D’autre part, il reste encore le volet de sa responsabilité en tant que General Manager suppléant depuis la décision de BWSC au sujet de l’enquête sur ces cas allégués de corruption en avril 2018 en passant par le courriel de BWSC du 15 février 2019 au sujet des conclusions de ces mêmes enquêtes, la réunion du conseil d’administration du 31 octobre 2019 jusqu’au communiqué du 8 juin 2020 de la Banque africaine de développement sur la sanction contre BWSC. « Shamshir Mukoon détient trop de secrets sur les dessous de ce contrat avant, pendant et après la réalisation des travaux de la centrale thermique de Saint-Louis », concède-t-on du côté du CEB.

D’autre part, à la mi-journée, accompagné de son conseil légal, Me Joy Beeharry, Bertrand Lagesse s’est rendu à l’ICAC suite à une convocation formelle.

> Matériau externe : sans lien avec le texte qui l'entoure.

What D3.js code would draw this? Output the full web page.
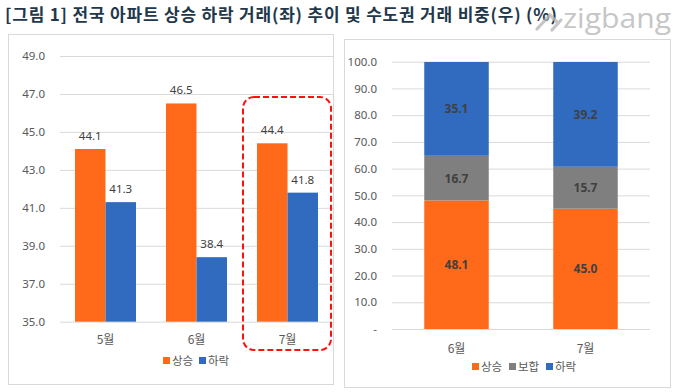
<!DOCTYPE html>
<html><head><meta charset="utf-8">
<script src="https://cdn.jsdelivr.net/npm/d3@7"></script>
<style>
html,body{margin:0;padding:0;background:#fff;}
svg{display:block;font-family:"Noto Sans CJK KR","Noto Sans",sans-serif;}
</style></head>
<body>
<svg id="c" width="680" height="392"></svg>
<script>
// ---- data ----
const titleText = "[그림 1] 전국 아파트 상승 하락 거래(좌) 추이 및 수도권 거래 비중(우) (%)";
const leftMonths = ["5월", "6월", "7월"];
const leftSeries = ["상승", "하락"];
const riseValues = [44.1, 46.5, 44.4];
const fallValues = [41.3, 38.4, 41.8];
const leftTicks = [35, 37, 39, 41, 43, 45, 47, 49];

const rightMonths = ["6월", "7월"];
const rightSeries = ["상승", "보합", "하락"];
const shareRise = [48.1, 45.0];
const shareFlat = [16.7, 15.7];
const shareFall = [35.1, 39.2];
const rightTicks = [0, 10, 20, 30, 40, 50, 60, 70, 80, 90, 100];

const colors = {"상승": "#ff6a1a", "하락": "#316bbf", "보합": "#7f7f7f"};

const svg = d3.select("#c");

// ---- title & logo ----
svg.append("text").attr("x", 5).attr("y", 21)
  .attr("font-size", 17).attr("font-weight", "bold").attr("fill", "#22384a")
  .attr("letter-spacing", 0.8)
  .text(titleText);
const logo = svg.append("g").attr("opacity", 0.8);
logo.append("path")
  .attr("d", "M537,29 L550,15 L557,22 M552,30 L561,20")
  .attr("fill", "none").attr("stroke", "#b8b8b8").attr("stroke-width", 3.2).attr("stroke-linecap", "round");
logo.append("text").attr("x", 563).attr("y", 28)
  .attr("font-size", 27).attr("font-family", "'Open Sans', Lato, sans-serif").attr("fill", "#b8b8b8")
  .attr("textLength", 108).attr("lengthAdjust", "spacingAndGlyphs")
  .text("zigbang");

// ---- panels ----
svg.append("rect").attr("x", 8.5).attr("y", 34.5).attr("width", 325).attr("height", 350)
  .attr("fill", "none").attr("stroke", "#d9d9d9");
svg.append("rect").attr("x", 344.5).attr("y", 39.5).attr("width", 326).attr("height", 348)
  .attr("fill", "none").attr("stroke", "#d9d9d9");

// ---- left chart ----
const yL = d3.scaleLinear().domain([35, 49]).range([321.7, 56]);
const xL = d3.scaleBand().domain(leftMonths).range([60, 333]).paddingInner(0.33).paddingOuter(0.165);
const xLs = d3.scaleBand().domain(leftSeries).range([0, xL.bandwidth()]);

const gL = svg.append("g");
const axL = gL.append("g").attr("transform", "translate(60,0)")
  .call(d3.axisLeft(yL).tickValues(leftTicks).tickFormat(d3.format(".1f")).tickSize(-273).tickPadding(15));
axL.select(".domain").remove();
axL.selectAll(".tick line").attr("stroke", "#d9d9d9");
axL.selectAll(".tick text").attr("fill", "#595959").attr("font-size", 11.5).attr("font-family", "'Noto Sans',sans-serif");

const leftData = leftMonths.map((m, i) => ({m, vals: [
  {s: "상승", v: riseValues[i]}, {s: "하락", v: fallValues[i]}]}));
const grpL = gL.selectAll(".grp").data(leftData).enter().append("g")
  .attr("transform", d => `translate(${xL(d.m)},0)`);
grpL.selectAll("rect").data(d => d.vals).enter().append("rect")
  .attr("x", d => xLs(d.s)).attr("width", xLs.bandwidth())
  .attr("y", d => yL(d.v)).attr("height", d => yL(35) - yL(d.v))
  .attr("fill", d => colors[d.s]);
grpL.selectAll("text.v").data(d => d.vals).enter().append("text")
  .attr("x", d => xLs(d.s) + xLs.bandwidth() / 2).attr("y", d => yL(d.v) - 9)
  .attr("text-anchor", "middle").attr("font-size", 11.5).attr("fill", "#404040")
  .attr("font-family", "'Noto Sans',sans-serif")
  .text(d => d.v.toFixed(1));
gL.selectAll("text.xl").data(leftMonths).enter().append("text")
  .attr("x", d => xL(d) + xL.bandwidth() / 2).attr("y", 344)
  .attr("text-anchor", "middle").attr("font-size", 12).attr("fill", "#595959").text(d => d);

// left legend
const legL = gL.append("g");
[[163, "상승"], [199, "하락"]].forEach(([x, s]) => {
  legL.append("rect").attr("x", x).attr("y", 357).attr("width", 7).attr("height", 7).attr("fill", colors[s]);
  legL.append("text").attr("x", x + 9).attr("y", 365).attr("font-size", 11.5).attr("fill", "#595959").text(s);
});

// red dashed highlight
gL.append("rect").attr("x", xL("7월") - 14).attr("y", 97).attr("width", 88).attr("height", 253)
  .attr("rx", 11).attr("fill", "none").attr("stroke", "#ff1010").attr("stroke-width", 2)
  .attr("stroke-dasharray", "6,3");

// ---- right chart ----
const yR = d3.scaleLinear().domain([0, 100]).range([329, 61.7]);
const xR = d3.scaleBand().domain(rightMonths).range([392, 650]).paddingInner(0.5).paddingOuter(0.25);
const gR = svg.append("g");
const axR = gR.append("g").attr("transform", "translate(392,0)")
  .call(d3.axisLeft(yR).tickValues(rightTicks).tickFormat(d => d === 0 ? "-" : d3.format(".1f")(d)).tickSize(-258).tickPadding(15));
axR.select(".domain").remove();
axR.selectAll(".tick line").attr("stroke", "#d9d9d9");
axR.selectAll(".tick text").attr("fill", "#595959").attr("font-size", 11.5).attr("font-family", "'Noto Sans',sans-serif");

const stackData = rightMonths.map((m, i) => ({m, "상승": shareRise[i], "보합": shareFlat[i], "하락": shareFall[i]}));
const stacked = d3.stack().keys(rightSeries)(stackData);
stacked.forEach(layer => {
  const g = gR.append("g");
  g.selectAll("rect").data(layer).enter().append("rect")
    .attr("x", d => xR(d.data.m)).attr("width", xR.bandwidth())
    .attr("y", d => yR(d[1])).attr("height", d => yR(d[0]) - yR(d[1]))
    .attr("fill", colors[layer.key]);
  g.selectAll("text").data(layer).enter().append("text")
    .attr("x", d => xR(d.data.m) + xR.bandwidth() / 2)
    .attr("y", d => yR((d[0] + d[1]) / 2) + 4.5)
    .attr("text-anchor", "middle").attr("font-size", 12).attr("font-weight", "bold")
    .attr("fill", "#404040").attr("font-family", "'Noto Sans',sans-serif")
    .text(d => (d[1] - d[0]).toFixed(1));
});
gR.selectAll("text.xl").data(rightMonths).enter().append("text")
  .attr("x", d => xR(d) + xR.bandwidth() / 2).attr("y", 353)
  .attr("text-anchor", "middle").attr("font-size", 12).attr("fill", "#595959").text(d => d);

const legR = gR.append("g");
[[472, "상승"], [509, "보합"], [546, "하락"]].forEach(([x, s]) => {
  legR.append("rect").attr("x", x).attr("y", 363).attr("width", 7).attr("height", 7).attr("fill", colors[s]);
  legR.append("text").attr("x", x + 9).attr("y", 371).attr("font-size", 11.5).attr("fill", "#595959").text(s);
});
</script>
</body></html>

Des recoupements d’informations effectués par Week-End indiquent qu’il aurait récusé formellement la thèse qu’il serait l’agent local de BWSC. Il maintient que professionnellement en tant que spécialiste et consultant de Power Plants après des études à l’Imperial College de Londres, il travaille pour tous les soumissionnaires, participant à des appels d’offres du CEB, dont Mitsubishi et BWSC, entre autres.

Confronté à des versements de l’ordre de Rs 25 millions de la BWSC sur une période de cinq ans, Bertrand Lagesse affirme que « l’ICAC n’aura pas besoin de Disclosure Order. Je suis disposé à mettre à votre disposition tous mes comptes ». Après avoir passé environ trois heures dans les locaux de l’ICAC, Bertrand Lagesse est rentré chez lui après avoir pris un engagement d’y revenir pour la suite de son interrogatoire en début de semaine.

La prochaine convocation formelle, celle d’Alain Hao Thyn Voon, un des directeurs de PADCO, société de sous-contracteurs, pourrait ouvrir la voie à un « Money Trail, the backbone of the probe », que ce soit sur le plan local ou international. Mais à ce week-end, nous n’en sommes pas encore là, car des pièces justificatives demandent à être versées dans le dossier à charge.